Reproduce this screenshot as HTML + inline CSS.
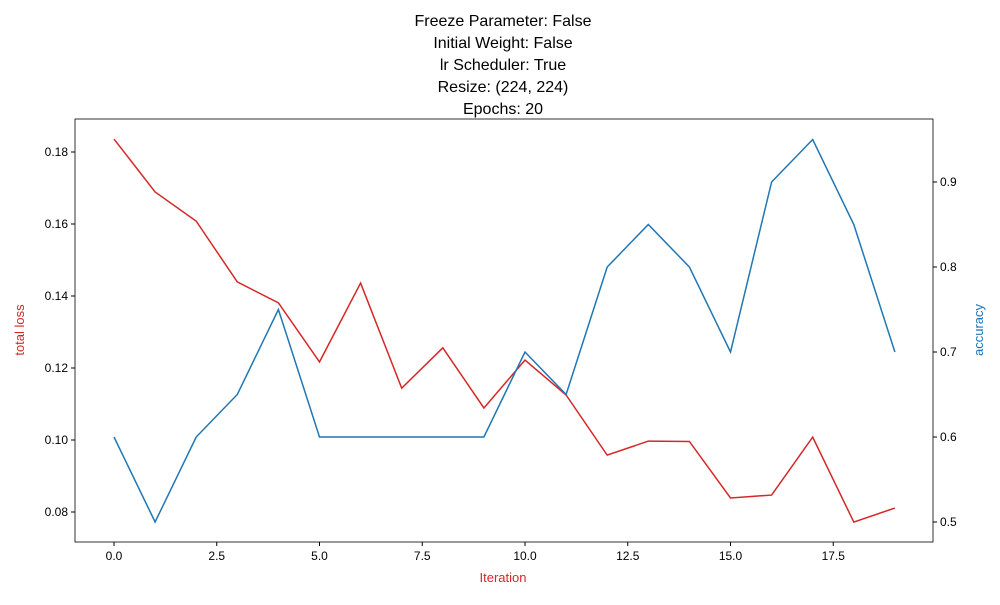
<!DOCTYPE html>
<html><head><meta charset="utf-8"><style>
body{margin:0;background:#fff;font-family:"Liberation Sans","DejaVu Sans",sans-serif}
</style></head><body>
<svg id="chart" width="1000" height="600" xmlns="http://www.w3.org/2000/svg">
<g font-size="16" text-anchor="middle" fill="#000">
<text x="503" y="26">Freeze Parameter: False</text>
<text x="503" y="48">Initial Weight: False</text>
<text x="503" y="70">lr Scheduler: True</text>
<text x="503" y="92">Resize: (224, 224)</text>
<text x="503" y="114">Epochs: 20</text>
</g>
<g id="plot"></g>
</svg>
<script>
const iterations=[0,1,2,3,4,5,6,7,8,9,10,11,12,13,14,15,16,17,18,19];
const lossValues=[0.1836,0.1689,0.1608,0.1439,0.1381,0.1217,0.1436,0.1144,0.1256,0.1089,0.1222,0.1125,0.0958,0.0997,0.0996,0.0839,0.0847,0.1008,0.0772,0.0811];
const accValues=[0.6,0.5,0.6,0.65,0.75,0.6,0.6,0.6,0.6,0.6,0.7,0.65,0.8,0.85,0.8,0.7,0.9,0.95,0.85,0.7];
const xTicks=[0,2.5,5,7.5,10,12.5,15,17.5];
const xTickLabels=["0.0","2.5","5.0","7.5","10.0","12.5","15.0","17.5"];
const lossTicks=[0.08,0.10,0.12,0.14,0.16,0.18];
const lossTickLabels=["0.08","0.10","0.12","0.14","0.16","0.18"];
const accTicks=[0.5,0.6,0.7,0.8,0.9];
const accTickLabels=["0.5","0.6","0.7","0.8","0.9"];

const L=75,R=933,T=119,B=542;
const xs=v=>114+v*41.1;
const yl=v=>152+(0.18-v)*3600;
const yr=v=>182+(0.9-v)*850;
const NS="http://www.w3.org/2000/svg";
const g=document.getElementById('plot');
function mk(tag,attrs,parent){const e=document.createElementNS(NS,tag);for(const k in attrs)e.setAttribute(k,attrs[k]);(parent||g).appendChild(e);return e;}

const lossLine=mk('polyline',{points:iterations.map((x,i)=>xs(x)+','+yl(lossValues[i])).join(' '),fill:'none',stroke:'#d62728','stroke-width':1.5});


const accLine=mk('polyline',{points:iterations.map((x,i)=>xs(x)+','+yr(accValues[i])).join(' '),fill:'none',stroke:'#1f77b4','stroke-width':1.5});



const frame=mk('rect',{x:L,y:T,width:R-L,height:B-T,fill:'none',stroke:'#000','stroke-width':0.8});



xTicks.forEach((v,i)=>{
 mk('line',{x1:xs(v),x2:xs(v),y1:B,y2:B+4,stroke:'#000'});
 const t=mk('text',{x:xs(v),y:B+18,'font-size':12,'text-anchor':'middle'});t.textContent=xTickLabels[i];
 
 
});
lossTicks.forEach((v,i)=>{
 mk('line',{x1:L-4,x2:L,y1:yl(v),y2:yl(v),stroke:'#000'});
 const t=mk('text',{x:L-7,y:yl(v)+4,'font-size':12,'text-anchor':'end'});t.textContent=lossTickLabels[i];
 
 
});
accTicks.forEach((v,i)=>{
 mk('line',{x1:R,x2:R+4,y1:yr(v),y2:yr(v),stroke:'#000'});
 const t=mk('text',{x:R+7,y:yr(v)+4,'font-size':12,'text-anchor':'start'});t.textContent=accTickLabels[i];
 
 
});
const xl=mk('text',{x:503,y:582,'font-size':13,'text-anchor':'middle',fill:'#d62728'});xl.textContent='Iteration';


const ll=mk('text',{x:0,y:0,'font-size':13,'text-anchor':'middle',fill:'#d62728',transform:'translate(24,330) rotate(-90)'});ll.textContent='total loss';


const al=mk('text',{x:0,y:0,'font-size':13,'text-anchor':'middle',fill:'#1f77b4',transform:'translate(983,330) rotate(-90)'});al.textContent='accuracy';


</script>
</body></html>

WHAT YOU NEED TO DO: In the copy, include no pictures; restate the listing above exactly.

COMPLETE RESPONSE:
Reproduce this screenshot as HTML + inline CSS.
<!DOCTYPE html>
<html><head><meta charset="utf-8"><style>
body{margin:0;background:#fff;font-family:"Liberation Sans","DejaVu Sans",sans-serif}
</style></head><body>
<svg id="chart" width="1000" height="600" xmlns="http://www.w3.org/2000/svg">
<g font-size="16" text-anchor="middle" fill="#000">
<text x="503" y="26">Freeze Parameter: False</text>
<text x="503" y="48">Initial Weight: False</text>
<text x="503" y="70">lr Scheduler: True</text>
<text x="503" y="92">Resize: (224, 224)</text>
<text x="503" y="114">Epochs: 20</text>
</g>
<g id="plot"></g>
</svg>
<script>
const iterations=[0,1,2,3,4,5,6,7,8,9,10,11,12,13,14,15,16,17,18,19];
const lossValues=[0.1836,0.1689,0.1608,0.1439,0.1381,0.1217,0.1436,0.1144,0.1256,0.1089,0.1222,0.1125,0.0958,0.0997,0.0996,0.0839,0.0847,0.1008,0.0772,0.0811];
const accValues=[0.6,0.5,0.6,0.65,0.75,0.6,0.6,0.6,0.6,0.6,0.7,0.65,0.8,0.85,0.8,0.7,0.9,0.95,0.85,0.7];
const xTicks=[0,2.5,5,7.5,10,12.5,15,17.5];
const xTickLabels=["0.0","2.5","5.0","7.5","10.0","12.5","15.0","17.5"];
const lossTicks=[0.08,0.10,0.12,0.14,0.16,0.18];
const lossTickLabels=["0.08","0.10","0.12","0.14","0.16","0.18"];
const accTicks=[0.5,0.6,0.7,0.8,0.9];
const accTickLabels=["0.5","0.6","0.7","0.8","0.9"];

const L=75,R=933,T=119,B=542;
const xs=v=>114+v*41.1;
const yl=v=>152+(0.18-v)*3600;
const yr=v=>182+(0.9-v)*850;
const NS="http://www.w3.org/2000/svg";
const g=document.getElementById('plot');
function mk(tag,attrs,parent){const e=document.createElementNS(NS,tag);for(const k in attrs)e.setAttribute(k,attrs[k]);(parent||g).appendChild(e);return e;}

const lossLine=mk('polyline',{points:iterations.map((x,i)=>xs(x)+','+yl(lossValues[i])).join(' '),fill:'none',stroke:'#d62728','stroke-width':1.5});


const accLine=mk('polyline',{points:iterations.map((x,i)=>xs(x)+','+yr(accValues[i])).join(' '),fill:'none',stroke:'#1f77b4','stroke-width':1.5});



const frame=mk('rect',{x:L,y:T,width:R-L,height:B-T,fill:'none',stroke:'#000','stroke-width':0.8});



xTicks.forEach((v,i)=>{
 mk('line',{x1:xs(v),x2:xs(v),y1:B,y2:B+4,stroke:'#000'});
 const t=mk('text',{x:xs(v),y:B+18,'font-size':12,'text-anchor':'middle'});t.textContent=xTickLabels[i];
 
 
});
lossTicks.forEach((v,i)=>{
 mk('line',{x1:L-4,x2:L,y1:yl(v),y2:yl(v),stroke:'#000'});
 const t=mk('text',{x:L-7,y:yl(v)+4,'font-size':12,'text-anchor':'end'});t.textContent=lossTickLabels[i];
 
 
});
accTicks.forEach((v,i)=>{
 mk('line',{x1:R,x2:R+4,y1:yr(v),y2:yr(v),stroke:'#000'});
 const t=mk('text',{x:R+7,y:yr(v)+4,'font-size':12,'text-anchor':'start'});t.textContent=accTickLabels[i];
 
 
});
const xl=mk('text',{x:503,y:582,'font-size':13,'text-anchor':'middle',fill:'#d62728'});xl.textContent='Iteration';


const ll=mk('text',{x:0,y:0,'font-size':13,'text-anchor':'middle',fill:'#d62728',transform:'translate(24,330) rotate(-90)'});ll.textContent='total loss';


const al=mk('text',{x:0,y:0,'font-size':13,'text-anchor':'middle',fill:'#1f77b4',transform:'translate(983,330) rotate(-90)'});al.textContent='accuracy';


</script>
</body></html>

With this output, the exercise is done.